■ BRIEF: Exclude the pictures, then repeat the remaining data exactly.

■ EXERCISE DATA:

-- begin --

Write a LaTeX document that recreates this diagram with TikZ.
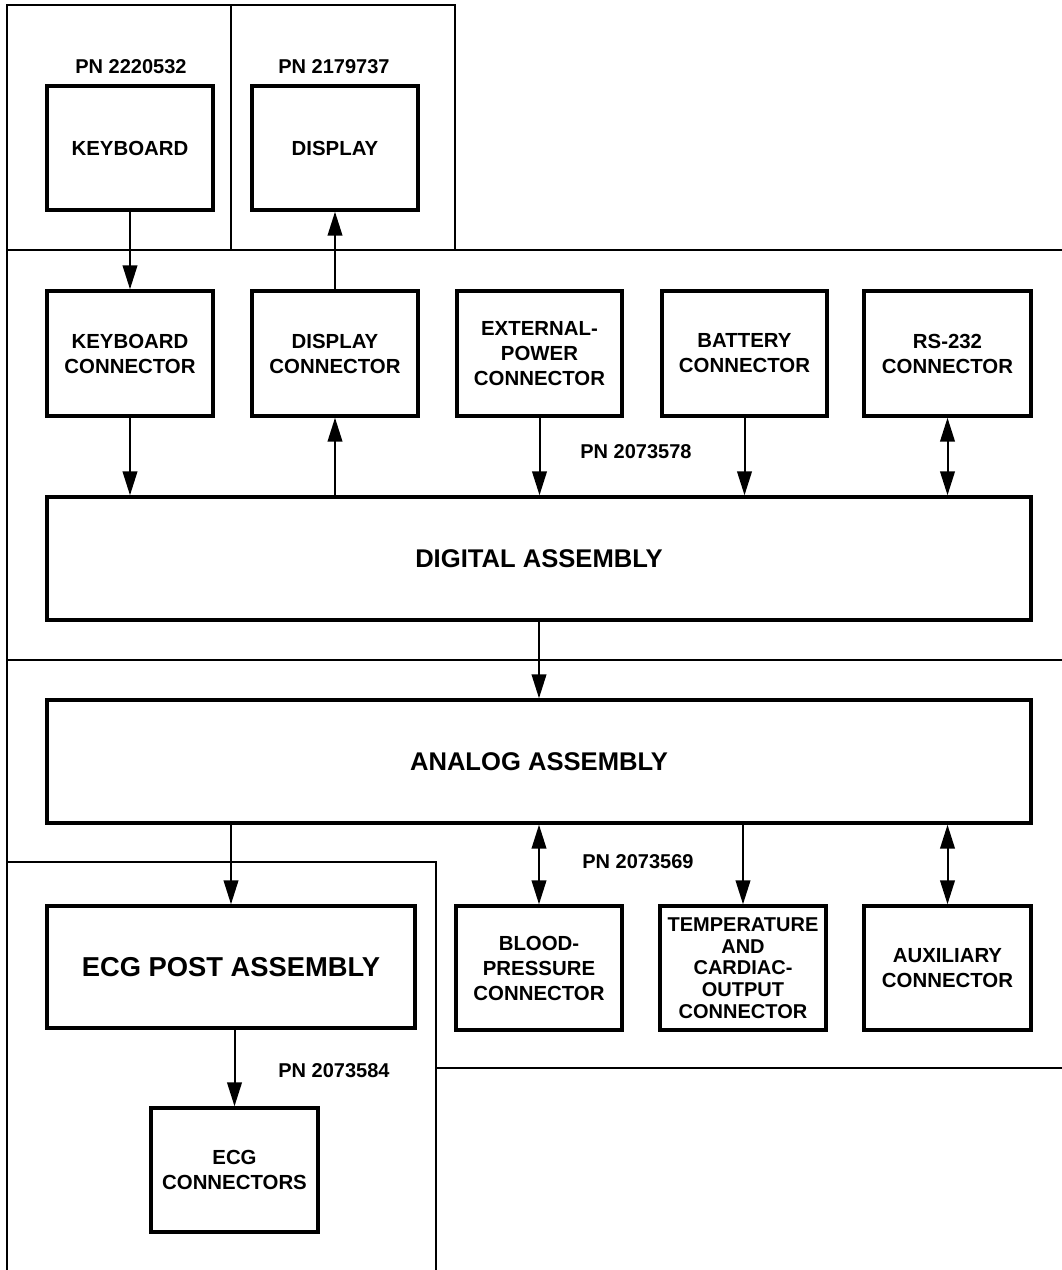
\documentclass[tikz,border=0pt]{standalone}
\usepackage{fontspec}
\setmainfont{Liberation Sans}
\usetikzlibrary{arrows.meta}
\begin{document}
\begin{tikzpicture}[x=0.75pt,y=-0.75pt,
  blk/.style={draw, line width=2.6pt, inner sep=0pt, align=center,
    font=\bfseries\fontsize{15.3}{18.75}\selectfont},
  big/.style={font=\bfseries\fontsize{19.2}{22}\selectfont},
  pnlab/.style={inner sep=0pt, font=\bfseries\fontsize{15}{17}\selectfont},
  frame/.style={line width=1pt},
  arr/.style={line width=1.5pt, -{Triangle[length=18pt,width=11pt]}},
  dbl/.style={line width=1.5pt, {Triangle[length=18pt,width=11pt]}-{Triangle[length=18pt,width=11pt]}},
  sbox/.style={blk, minimum width=166*0.75pt, minimum height=124*0.75pt}
]
\useasboundingbox (0,0) rectangle (1062,1270);
% frames
\draw[frame] (7,250) -- (7,5) -- (455,5) -- (455,250);
\draw[frame] (231,5) -- (231,250);
\draw[frame] (7,250) -- (1062,250);
\draw[frame] (7,250) -- (7,1270);
\draw[frame] (7,660) -- (1062,660);
\draw[frame] (7,862) -- (436,862) -- (436,1270);
\draw[frame] (436,1068) -- (1062,1068);
% part numbers
\node[pnlab] (pn1) at (131,67) {PN 2220532};
\node[pnlab] (pn2) at (334,67) {PN 2179737};
\node[pnlab] (pn3) at (636,452) {PN 2073578};
\node[pnlab] (pn4) at (638,862) {PN 2073569};
\node[pnlab] (pn5) at (334,1071) {PN 2073584};
% boxes
\node[sbox] (kb) at (130,148) {KEYBOARD};
\node[sbox] (disp) at (335,148) {DISPLAY};
\node[sbox, minimum height=125*0.75pt] (kbc) at (130,353.5) {KEYBOARD\\CONNECTOR};
\node[sbox, minimum height=125*0.75pt] (dispc) at (335,353.5) {DISPLAY\\CONNECTOR};
\node[sbox, minimum height=125*0.75pt, minimum width=165*0.75pt] (ext) at (539.5,353.5) {EXTERNAL-\\POWER\\CONNECTOR};
\node[sbox, minimum height=125*0.75pt, minimum width=165*0.75pt] (bat) at (744.5,353.5) {BATTERY\\CONNECTOR};
\node[sbox, minimum height=125*0.75pt, minimum width=167*0.75pt] (rs) at (947.5,353.5) {RS-232\\CONNECTOR};
\node[blk, big, minimum width=984*0.75pt, minimum height=123*0.75pt] (dig) at (539,558.5) {DIGITAL ASSEMBLY};
\node[blk, big, minimum width=984*0.75pt, minimum height=123*0.75pt] (ana) at (539,761.5) {ANALOG ASSEMBLY};
\node[blk, font=\bfseries\fontsize{20.5}{24}\selectfont, minimum width=368*0.75pt, minimum height=122*0.75pt] (ecgp) at (231,967) {ECG POST ASSEMBLY};
\node[sbox] (bp) at (539,968) {BLOOD-\\PRESSURE\\CONNECTOR};
\node[sbox, font=\bfseries\fontsize{15}{16.3}\selectfont] (temp) at (743,968) {TEMPERATURE\\AND\\CARDIAC-\\OUTPUT\\CONNECTOR};
\node[sbox, minimum width=167*0.75pt] (aux) at (947.5,968) {AUXILIARY\\CONNECTOR};
\node[sbox, minimum width=167*0.75pt] (ecgc) at (234.5,1170) {ECG\\CONNECTORS};
% connectors
\draw[arr] (kb.south) -- (kbc.north);
\draw[arr] (dispc.north) -- (disp.south);
\draw[arr] (kbc.south) -- (kbc.south |- dig.north);
\draw[arr] (dispc.south |- dig.north) -- (dispc.south);
\draw[arr] (ext.south) -- (ext.south |- dig.north);
\draw[arr] (bat.south) -- (bat.south |- dig.north);
\draw[dbl] (rs.south) -- (rs.south |- dig.north);
\draw[arr] (dig.south) -- (ana.north);
\draw[arr] (ecgp.north |- ana.south) -- (ecgp.north);
\draw[dbl] (bp.north |- ana.south) -- (bp.north);
\draw[arr] (temp.north |- ana.south) -- (temp.north);
\draw[dbl] (aux.north |- ana.south) -- (aux.north);
\draw[arr] (ecgc.north |- ecgp.south) -- (ecgc.north);
\end{tikzpicture}
\end{document}
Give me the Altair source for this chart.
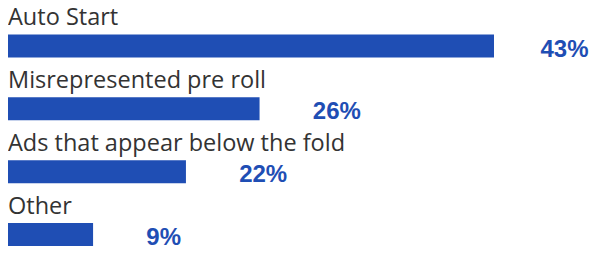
import altair as alt
import pandas as pd

categories = ["Auto Start", "Misrepresented pre roll", "Ads that appear below the fold", "Other"]
share_labels = ["43%", "26%", "22%", "9%"]
bar_values = [43, 22.3, 15.8, 7.6]

df = pd.DataFrame({
    "category": categories,
    "label": share_labels,
    "value": bar_values,
    "row": list(range(len(categories))),
    "zero": [0] * len(categories),
})

BLUE = "#1f4eb4"

y_enc = alt.Y("row:Q", axis=None,
              scale=alt.Scale(domain=[0, 3], range=[38, 226.5], nice=False, zero=False, padding=0))
x_scale = alt.Scale(domain=[0, 43], range=[-1, 486], nice=False, zero=True, padding=0)

bars = alt.Chart(df).mark_bar(size=23, color=BLUE, orient="horizontal").encode(
    x=alt.X("zero:Q", scale=x_scale, axis=None),
    x2="value:Q",
    y=y_enc,
)

cat_text = alt.Chart(df).mark_text(
    align="left", baseline="alphabetic", dx=1, dy=-21,
    font="Open Sans", fontSize=23.5, color="#333333"
).encode(
    x=alt.X("zero:Q", scale=x_scale, axis=None),
    y=y_enc,
    text="category:N",
)

# value label sits a little to the right of its bar, kept inside the view
pct_text = alt.Chart(df).transform_calculate(
    label_x="min(datum.value + 4.7, 47.1)"
).mark_text(
    align="left", baseline="alphabetic", dy=10.5,
    font="Liberation Sans", fontSize=24, fontWeight="bold", color=BLUE
).encode(
    x=alt.X("label_x:Q", scale=x_scale, axis=None),
    y=y_enc,
    text="label:N",
)

chart = alt.layer(bars, cat_text, pct_text).properties(
    width=581, height=238,
    padding=0,
    autosize=alt.AutoSizeParams(type="none"),
).configure_view(stroke=None)

chart.save("out.html", embed_options={"renderer": "svg", "actions": False})
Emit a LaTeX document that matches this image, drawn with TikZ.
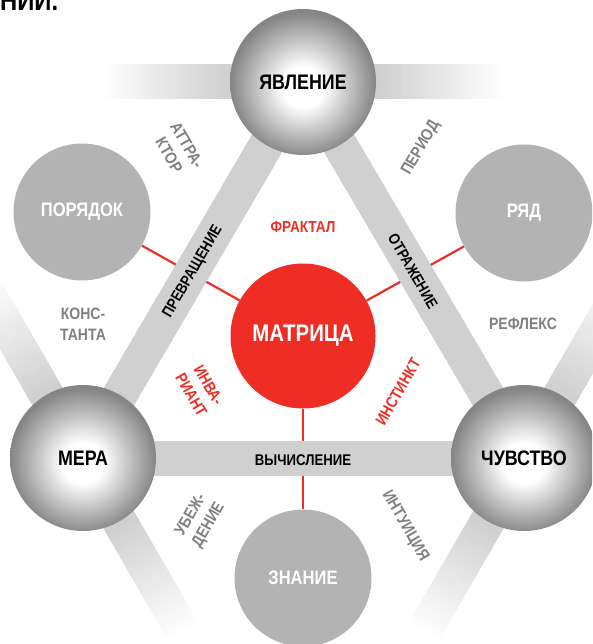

-- end --

■ RESPONSE:
Write a LaTeX document that recreates this diagram with TikZ.
\documentclass[tikz,border=0pt]{standalone}
\usepackage{fontspec}
\setmainfont{Liberation Sans}
\usetikzlibrary{arrows.meta}
\begin{document}
\begin{tikzpicture}[x=0.75pt,y=-0.75pt,
  blk/.style={draw, line width=2.6pt, inner sep=0pt, align=center,
    font=\bfseries\fontsize{15.3}{18.75}\selectfont},
  big/.style={font=\bfseries\fontsize{19.2}{22}\selectfont},
  pnlab/.style={inner sep=0pt, font=\bfseries\fontsize{15}{17}\selectfont},
  frame/.style={line width=1pt},
  arr/.style={line width=1.5pt, -{Triangle[length=18pt,width=11pt]}},
  dbl/.style={line width=1.5pt, {Triangle[length=18pt,width=11pt]}-{Triangle[length=18pt,width=11pt]}},
  sbox/.style={blk, minimum width=166*0.75pt, minimum height=124*0.75pt}
]
\useasboundingbox (0,0) rectangle (1062,1270);
% frames
\draw[frame] (7,250) -- (7,5) -- (455,5) -- (455,250);
\draw[frame] (231,5) -- (231,250);
\draw[frame] (7,250) -- (1062,250);
\draw[frame] (7,250) -- (7,1270);
\draw[frame] (7,660) -- (1062,660);
\draw[frame] (7,862) -- (436,862) -- (436,1270);
\draw[frame] (436,1068) -- (1062,1068);
% part numbers
\node[pnlab] (pn1) at (131,67) {PN 2220532};
\node[pnlab] (pn2) at (334,67) {PN 2179737};
\node[pnlab] (pn3) at (636,452) {PN 2073578};
\node[pnlab] (pn4) at (638,862) {PN 2073569};
\node[pnlab] (pn5) at (334,1071) {PN 2073584};
% boxes
\node[sbox] (kb) at (130,148) {KEYBOARD};
\node[sbox] (disp) at (335,148) {DISPLAY};
\node[sbox, minimum height=125*0.75pt] (kbc) at (130,353.5) {KEYBOARD\\CONNECTOR};
\node[sbox, minimum height=125*0.75pt] (dispc) at (335,353.5) {DISPLAY\\CONNECTOR};
\node[sbox, minimum height=125*0.75pt, minimum width=165*0.75pt] (ext) at (539.5,353.5) {EXTERNAL-\\POWER\\CONNECTOR};
\node[sbox, minimum height=125*0.75pt, minimum width=165*0.75pt] (bat) at (744.5,353.5) {BATTERY\\CONNECTOR};
\node[sbox, minimum height=125*0.75pt, minimum width=167*0.75pt] (rs) at (947.5,353.5) {RS-232\\CONNECTOR};
\node[blk, big, minimum width=984*0.75pt, minimum height=123*0.75pt] (dig) at (539,558.5) {DIGITAL ASSEMBLY};
\node[blk, big, minimum width=984*0.75pt, minimum height=123*0.75pt] (ana) at (539,761.5) {ANALOG ASSEMBLY};
\node[blk, font=\bfseries\fontsize{20.5}{24}\selectfont, minimum width=368*0.75pt, minimum height=122*0.75pt] (ecgp) at (231,967) {ECG POST ASSEMBLY};
\node[sbox] (bp) at (539,968) {BLOOD-\\PRESSURE\\CONNECTOR};
\node[sbox, font=\bfseries\fontsize{15}{16.3}\selectfont] (temp) at (743,968) {TEMPERATURE\\AND\\CARDIAC-\\OUTPUT\\CONNECTOR};
\node[sbox, minimum width=167*0.75pt] (aux) at (947.5,968) {AUXILIARY\\CONNECTOR};
\node[sbox, minimum width=167*0.75pt] (ecgc) at (234.5,1170) {ECG\\CONNECTORS};
% connectors
\draw[arr] (kb.south) -- (kbc.north);
\draw[arr] (dispc.north) -- (disp.south);
\draw[arr] (kbc.south) -- (kbc.south |- dig.north);
\draw[arr] (dispc.south |- dig.north) -- (dispc.south);
\draw[arr] (ext.south) -- (ext.south |- dig.north);
\draw[arr] (bat.south) -- (bat.south |- dig.north);
\draw[dbl] (rs.south) -- (rs.south |- dig.north);
\draw[arr] (dig.south) -- (ana.north);
\draw[arr] (ecgp.north |- ana.south) -- (ecgp.north);
\draw[dbl] (bp.north |- ana.south) -- (bp.north);
\draw[arr] (temp.north |- ana.south) -- (temp.north);
\draw[dbl] (aux.north |- ana.south) -- (aux.north);
\draw[arr] (ecgc.north |- ecgp.south) -- (ecgc.north);
\end{tikzpicture}
\end{document}
Give me the Altair source for this chart.
import altair as alt
import pandas as pd

categories = ["Auto Start", "Misrepresented pre roll", "Ads that appear below the fold", "Other"]
share_labels = ["43%", "26%", "22%", "9%"]
bar_values = [43, 22.3, 15.8, 7.6]

df = pd.DataFrame({
    "category": categories,
    "label": share_labels,
    "value": bar_values,
    "row": list(range(len(categories))),
    "zero": [0] * len(categories),
})

BLUE = "#1f4eb4"

y_enc = alt.Y("row:Q", axis=None,
              scale=alt.Scale(domain=[0, 3], range=[38, 226.5], nice=False, zero=False, padding=0))
x_scale = alt.Scale(domain=[0, 43], range=[-1, 486], nice=False, zero=True, padding=0)

bars = alt.Chart(df).mark_bar(size=23, color=BLUE, orient="horizontal").encode(
    x=alt.X("zero:Q", scale=x_scale, axis=None),
    x2="value:Q",
    y=y_enc,
)

cat_text = alt.Chart(df).mark_text(
    align="left", baseline="alphabetic", dx=1, dy=-21,
    font="Open Sans", fontSize=23.5, color="#333333"
).encode(
    x=alt.X("zero:Q", scale=x_scale, axis=None),
    y=y_enc,
    text="category:N",
)

# value label sits a little to the right of its bar, kept inside the view
pct_text = alt.Chart(df).transform_calculate(
    label_x="min(datum.value + 4.7, 47.1)"
).mark_text(
    align="left", baseline="alphabetic", dy=10.5,
    font="Liberation Sans", fontSize=24, fontWeight="bold", color=BLUE
).encode(
    x=alt.X("label_x:Q", scale=x_scale, axis=None),
    y=y_enc,
    text="label:N",
)

chart = alt.layer(bars, cat_text, pct_text).properties(
    width=581, height=238,
    padding=0,
    autosize=alt.AutoSizeParams(type="none"),
).configure_view(stroke=None)

chart.save("out.html", embed_options={"renderer": "svg", "actions": False})
Emit a LaTeX document that matches this image, drawn with TikZ.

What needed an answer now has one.